The reality behind "craft-beer abandoning Jim Koch"; Unique perspective from Monday's popular article

I agree with the general gist, even though I don't agree with all of the opinions nor do I think it's quite that simple.
Economics is a good point and I agree that it's crap to say they don't sell Sam Adams because it's mediocre, because there are a lot of mediocre beers in craft beer bars...but that doesn't mean profits are the only thing that figures into it. As mentioned in other posts, if I want to drink Sam Adams I can easily do that at home. If I go to a craft beer bar I'm looking for something that is either difficult to find, new to me or that I only want one of. Boston Lager is none of those. I'm wasting my time at a craft beer bar if I overpay for something that I can easily get at Jewel on my way home from work and I don't think that makes some kind of craft beer poser.

I've said before that breweries need to take multiple markets into account. Even within craft beer, you have multiple sub-markets. Sam Adams is wildly popular as far as casual craft beer is concerned yet they sit around wallowing in their complacency wondering why Boston Lager isn't in every bar in Boston even though they haven't done anything that I'm aware of (aside from the insanely expensive Utopias) to bust into the more cutting-edge craft beer market. Dammit Koch, invest in some fucking R&D! I feel like it's been so long since he has drank anything that he hasn't brewed that he's completely lost touch with the market. The fact that rarity is alluring notwithstanding, part of the reason that harder to find beers are better is because they are. There's a reason the wildly popular local breweries are small and that's because the larger you get, the more you lose control over the whole process. It's the same reason that bread from the little local bakery tastes better, or ice cream from the little mom-and-pop place is so creamy and delicious. When you make as much of an individual products as say Boston Lager or Goose Island 312, you give up a certain amount of what made it special and gain product consistency and national popularity.

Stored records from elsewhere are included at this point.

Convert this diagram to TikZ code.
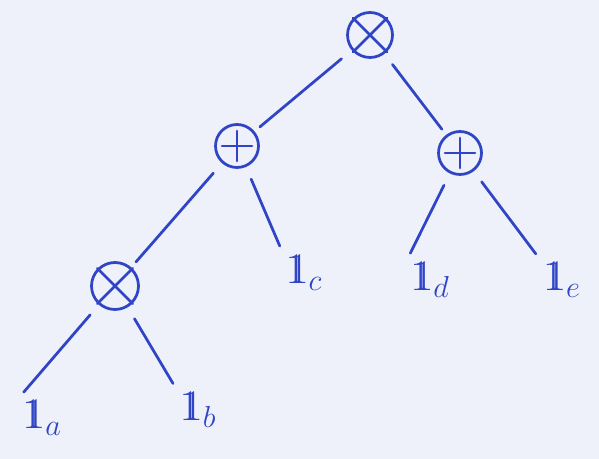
\documentclass[tikz,border=0pt]{standalone}
\usepackage{amsmath}
\usetikzlibrary{positioning, calc}
\definecolor{pen}{RGB}{48,68,198}
\definecolor{paper}{RGB}{238,241,250}
\newcommand{\bbone}{\mathrm{1\kern-0.36em 1}}

\begin{document}
\begin{tikzpicture}[x=0.02cm, y=-0.02cm,
    line width=0.055cm, draw=pen, line cap=round,
    op/.style={circle, draw=pen, minimum size=0.86cm, inner sep=0pt},
    leaf/.style={text=pen, font=\fontsize{27}{27}\selectfont, inner sep=1pt},
    edge/.style={pen, shorten <=7.5pt, shorten >=4pt},
    pluslines/.style={shorten <=4.5pt, shorten >=4.5pt}]
      \fill[paper] (0, 0) rectangle (599, 459);
      \useasboundingbox (0, 0) rectangle (599, 459);

      % operators
      \node[op, minimum size=0.9cm] (root) at (370, 35) {};
      \node[op] (plusL) at (237, 146) {};
      \node[op] (plusR) at (460, 153) {};
      \node[op, minimum size=0.94cm] (times) at (115, 286) {};

      \draw (root.north west) -- (root.south east);
      \draw (root.north east) -- (root.south west);
      \draw (times.north west) -- (times.south east);
      \draw (times.north east) -- (times.south west);
      \draw[pluslines] (plusL.north) -- (plusL.south);
      \draw[pluslines] (plusL.west) -- (plusL.east);
      \draw[pluslines] (plusR.north) -- (plusR.south);
      \draw[pluslines] (plusR.west) -- (plusR.east);

      % leaves
      \node[leaf] (la) at (42, 418) {$\bbone_a$};
      \node[leaf] (lb) at (198, 410) {$\bbone_b$};
      \node[leaf] (lc) at (304, 273) {$\bbone_c$};
      \node[leaf] (ld) at (430, 280) {$\bbone_d$};
      \node[leaf] (le) at (562, 280) {$\bbone_e$};

      % edges
      \draw[edge] (root) -- (plusL);
      \draw[edge] (root) -- (plusR);
      \draw[edge] (plusL) -- (times);
      \draw[edge] (plusL) -- (lc.north west);
      \draw[edge] (plusR) -- (ld.north west);
      \draw[edge] (plusR) -- (le.north west);
      \draw[edge] (times) -- (la.north west);
      \draw[edge] (times) -- (lb.north west);

    \end{tikzpicture}
\end{document}
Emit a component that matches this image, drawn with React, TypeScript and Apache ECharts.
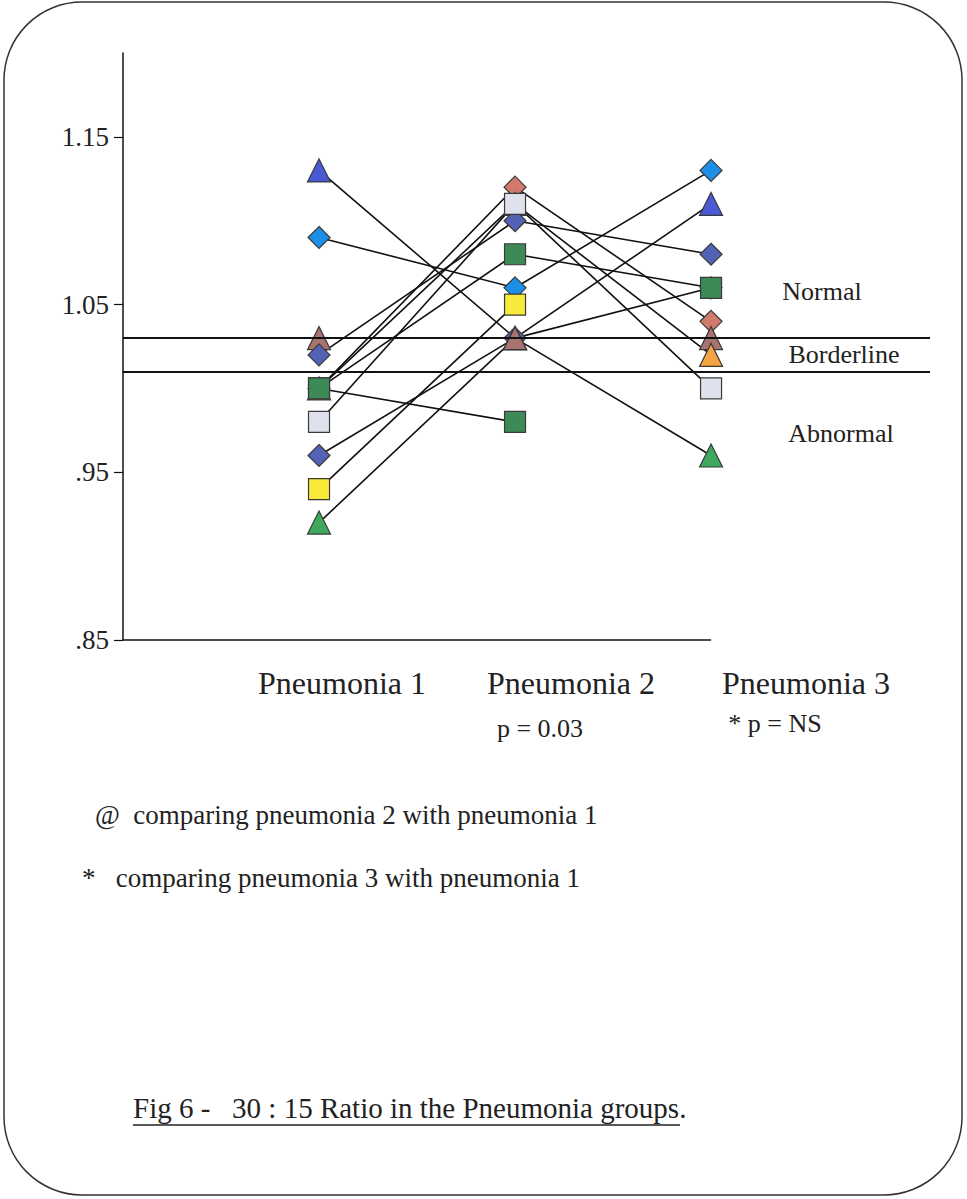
import React, { useEffect, useRef } from "react";
import * as echarts from "echarts";

// ---- data ----
const categories = ["Pneumonia 1", "Pneumonia 2", "Pneumonia 3"];
const categoryX = [1, 2, 3];
const pValues = ["", "p = 0.03", "* p = NS"];
const yTicks = [0.85, 0.95, 1.05, 1.15];
const bandLines = [1.03, 1.01];
const bandLabels = ["Normal", "Borderline", "Abnormal"];
const notes = [
  "@  comparing pneumonia 2 with pneumonia 1",
  "*   comparing pneumonia 3 with pneumonia 1",
];
const caption = "Fig 6 -   30 : 15 Ratio in the Pneumonia groups.";

// one array per subject: values at Pneumonia 1, 2, 3
const blueDiamondLow = [0.96, 1.03, 1.06];
const greenTriangle = [0.92, 1.03, 0.96];
const blueTriangle = [1.13, 1.03, 1.11];
const brownDiamond = [1.0, 1.12, 1.04];
const brownTriangle = [1.03, 1.03, 1.03];
const orangeTriangle = [1.0, 1.11, 1.02];
const blueDiamondHigh = [1.02, 1.1, 1.08];
const cyanDiamond = [1.09, 1.06, 1.13];
const yellowSquare = [0.94, 1.05, null];
const greenSquareA = [1.0, 1.08, 1.06];
const greenSquareB = [1.0, 0.98, null];
const graySquare = [0.98, 1.11, 1.0];

const subjects = [
  { name: "s1", values: blueDiamondLow, symbol: "diamond", color: "#5362b4" },
  { name: "s2", values: greenTriangle, symbol: "triangle", color: "#3ea85c" },
  { name: "s3", values: blueTriangle, symbol: "triangle", color: "#4a5ad6" },
  { name: "s4", values: brownDiamond, symbol: "diamond", color: "#d27a6c" },
  { name: "s5", values: brownTriangle, symbol: "triangle", color: "#a9746f" },
  { name: "s6", values: orangeTriangle, symbol: "triangle", color: "#f4a443" },
  { name: "s7", values: blueDiamondHigh, symbol: "diamond", color: "#5362b4" },
  { name: "s8", values: cyanDiamond, symbol: "diamond", color: "#1e8fe6" },
  { name: "s9", values: yellowSquare, symbol: "rect", color: "#f8ea3a" },
  { name: "s10", values: greenSquareA, symbol: "rect", color: "#3d8a57" },
  { name: "s11", values: greenSquareB, symbol: "rect", color: "#3d8a57" },
  { name: "s12", values: graySquare, symbol: "rect", color: "#dfe2ec" },
];

const FONT = '"Liberation Serif", "Times New Roman", serif';

export default function App() {
  const ref = useRef<HTMLDivElement>(null);

  useEffect(() => {
    if (!ref.current) return;
    const chart = echarts.init(ref.current, null, { renderer: "svg" });

    const series: any[] = subjects.map((s) => ({
      name: s.name,
      type: "line",
      data: s.values.map((v, i) => [categoryX[i], v]),
      symbol: s.symbol,
      symbolSize: s.symbol === "triangle" ? 23 : s.symbol === "diamond" ? 22 : 21,
      connectNulls: false,
      lineStyle: { color: "#111", width: 1.6 },
      itemStyle: { color: s.color, borderColor: "#3a3a3a", borderWidth: 1.2 },
      emphasis: { disabled: true },
      z: 3,
    }));

    series.push({
      name: "guides",
      type: "line",
      data: [],
      silent: true,
      markLine: {
        silent: true,
        symbol: "none",
        label: { show: false },
        animation: false,
        data: [
          ...bandLines.map((v) => ({
            yAxis: v,
            lineStyle: { color: "#111", width: 2.2, type: "solid" },
          })),
          [
            { coord: [0, yTicks[0]], lineStyle: { color: "#111", width: 1.5, type: "solid" } },
            { coord: [categoryX[2], yTicks[0]] },
          ],
        ],
      },
      z: 2,
    });

    const catLabelX = [342, 571, 806];
    const pLabelX = [0, 540, 775];
    const graphics: any[] = [
      {
        type: "rect",
        shape: { x: 4, y: 2, width: 958, height: 1193, r: 78 },
        style: { fill: "none", stroke: "#333", lineWidth: 1.5 },
        z: 0,
        silent: true,
      },
      ...categories.map((c, i) => ({
        type: "text",
        x: catLabelX[i],
        y: 683,
        style: { text: c, font: `32px ${FONT}`, fill: "#222", textAlign: "center", textVerticalAlign: "middle" },
      })),
      ...pValues
        .map((p, i) => ({ p, i }))
        .filter((o) => o.p)
        .map((o) => ({
          type: "text",
          x: pLabelX[o.i],
          y: o.i === 1 ? 728 : 723,
          style: { text: o.p, font: `26px ${FONT}`, fill: "#222", textAlign: "center", textVerticalAlign: "middle" },
        })),
      ...bandLabels.map((b, i) => ({
        type: "text",
        x: [822, 844, 841][i],
        y: [291, 354, 433][i],
        style: { text: b, font: `26px ${FONT}`, fill: "#222", textAlign: "center", textVerticalAlign: "middle" },
      })),
      ...notes.map((n, i) => ({
        type: "text",
        x: [95, 82][i],
        y: [815, 878][i],
        style: { text: n, font: `27px ${FONT}`, fill: "#222", textAlign: "left", textVerticalAlign: "middle" },
      })),
      {
        type: "text",
        x: 133,
        y: 1108,
        style: { text: caption, font: `29px ${FONT}`, fill: "#222", textAlign: "left", textVerticalAlign: "middle" },
      },
      {
        type: "line",
        shape: { x1: 133, y1: 1125, x2: 680, y2: 1125 },
        style: { stroke: "#222", lineWidth: 1.5 },
      },
    ];

    chart.setOption({
      animation: false,
      backgroundColor: "#fff",
      grid: { left: 123, top: 53, width: 807, height: 587, containLabel: false },
      xAxis: {
        type: "value",
        min: 0,
        max: 4.117,
        axisLine: { show: false },
        axisTick: { show: false },
        axisLabel: { show: false },
        splitLine: { show: false },
      },
      yAxis: {
        type: "value",
        min: 0.85,
        max: 1.2,
        axisLine: { show: true, lineStyle: { color: "#111", width: 1.5 } },
        axisTick: { show: true, length: 9, lineStyle: { color: "#111", width: 1.2 }, customValues: yTicks },
        axisLabel: {
          show: true,
          customValues: yTicks,
          margin: 14,
          fontFamily: FONT,
          fontSize: 27,
          color: "#222",
          formatter: (v: number) => v.toFixed(2).replace(/^0/, ""),
        },
        splitLine: { show: false },
      },
      series,
      graphic: graphics,
    });

    return () => chart.dispose();
  }, []);

  return (
    <div
      ref={ref}
      style={{ position: "fixed", left: 0, top: 0, width: 967, height: 1199, background: "#fff" }}
    />
  );
}
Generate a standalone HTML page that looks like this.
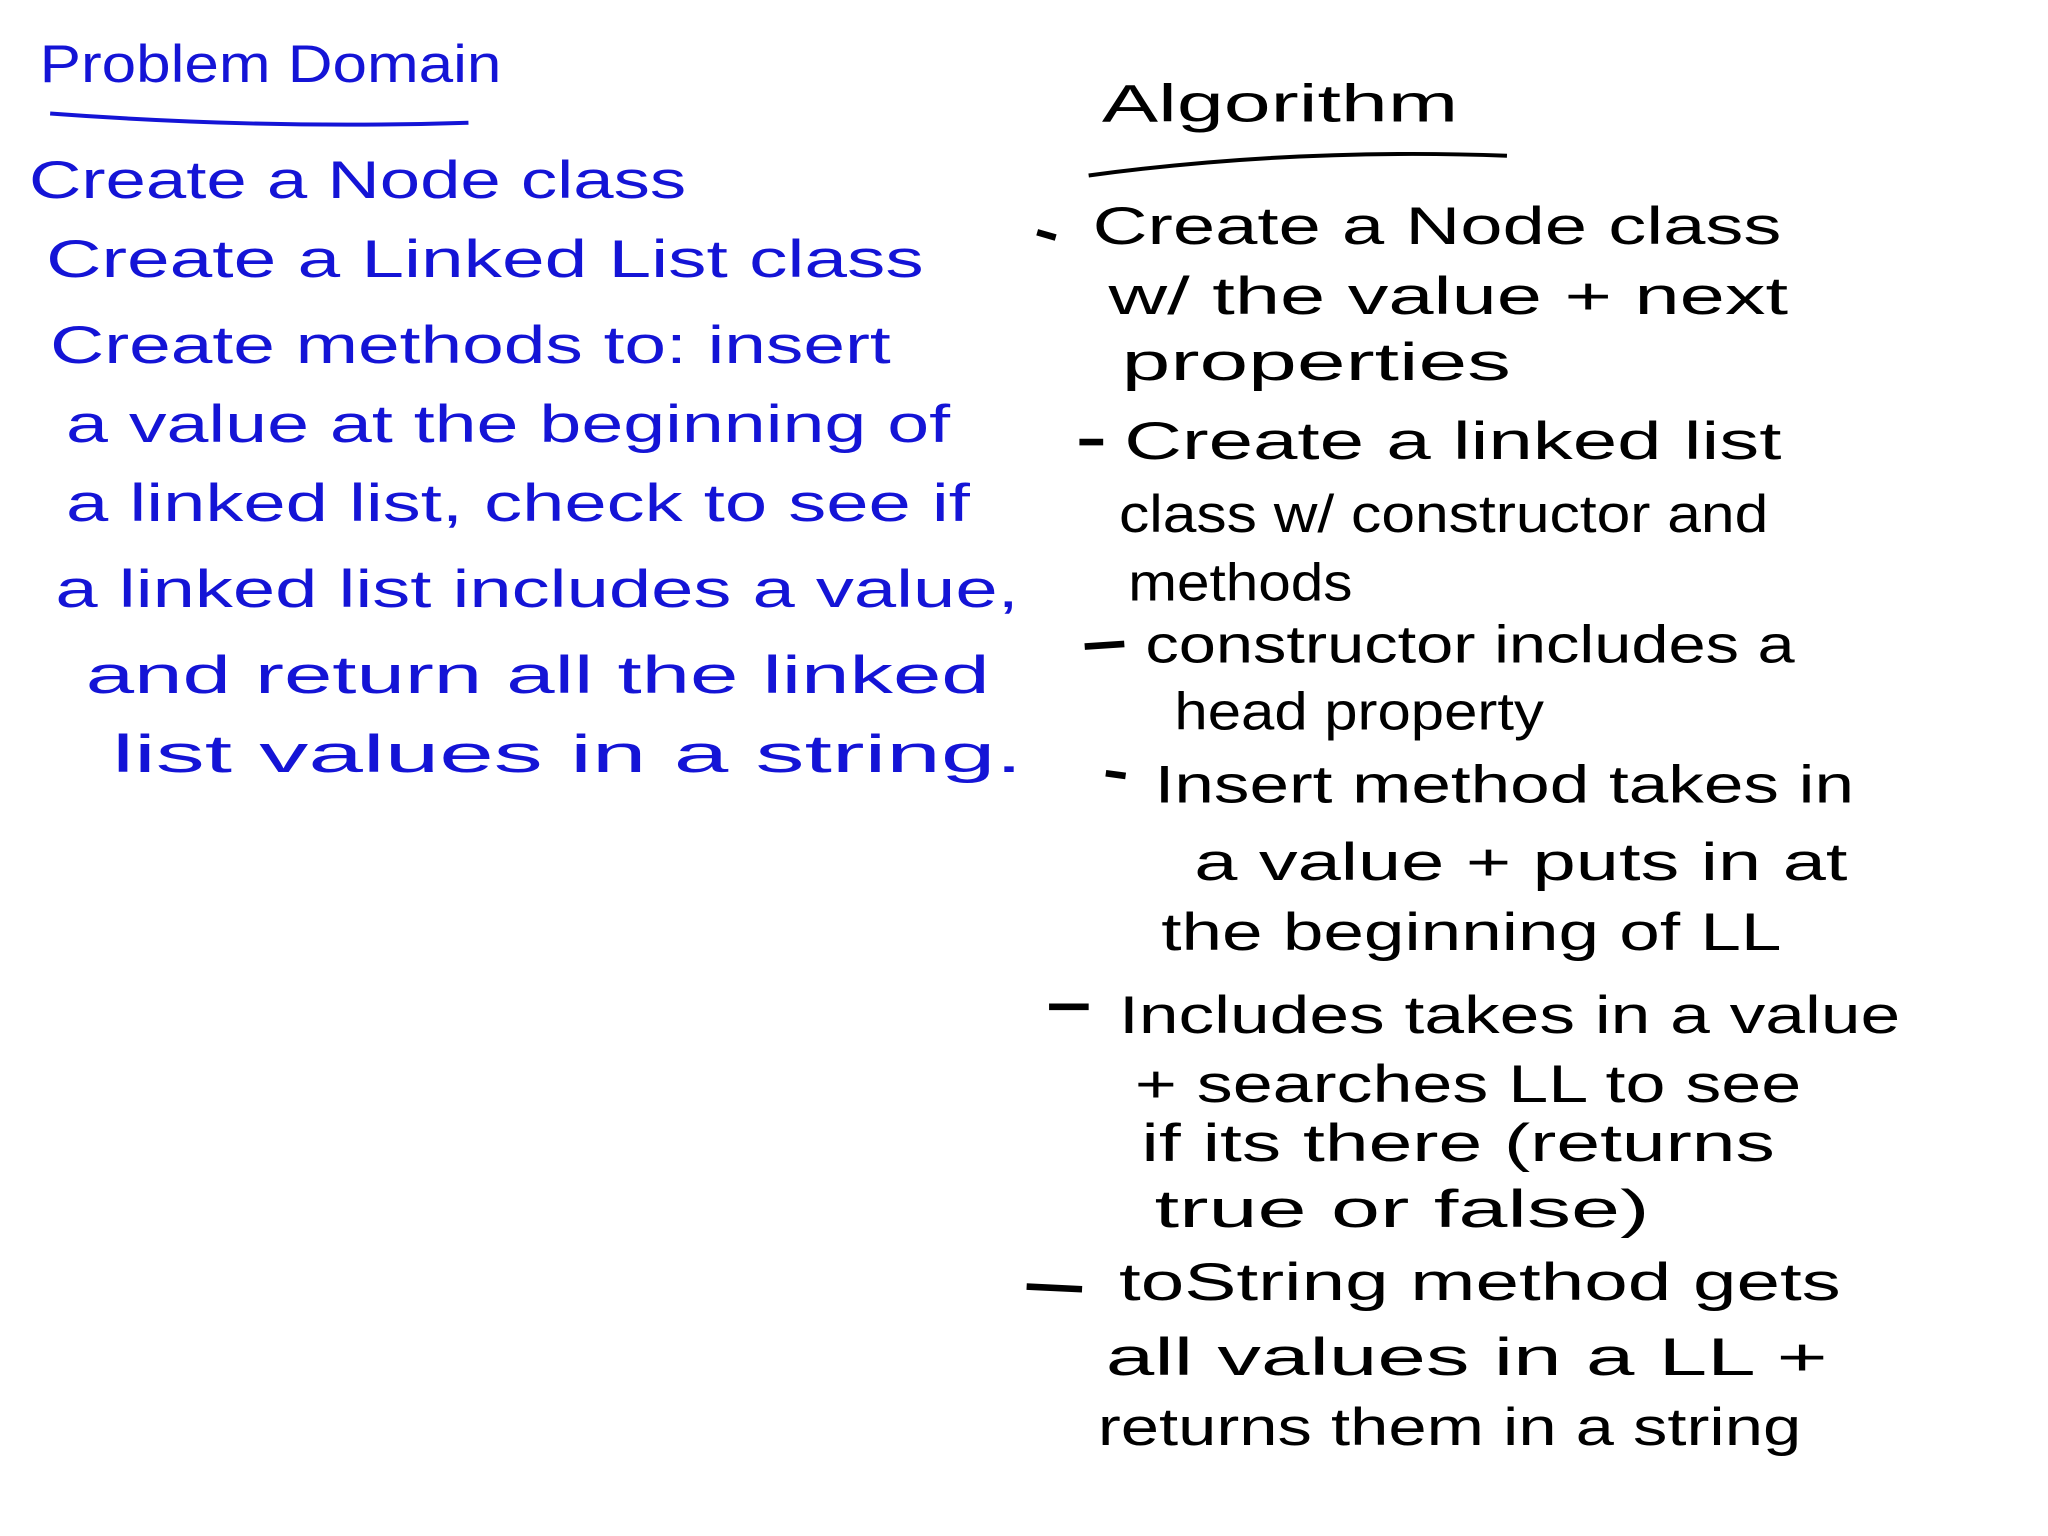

Keep making Boston Lager, let that be the cash cow, but if you want to earn your cred back with the enthusiasts, give them something unique and special that's accessible (i.e. not ungodly expensive). I don't much care for the Goose Island standard line, but I love BCBS and the Belgian line (Matilda, Sofie, etc). Give me that from Sam Adams. Come up with something really innovative (more gingerbread and pumpkin beer won't cut it) and put some good marketing behind it. Make it in small batches so you can keep personal control over the quality. You can't just keep making the exact same beer year after year and then bitch about not being on top. It's fucking ignorant.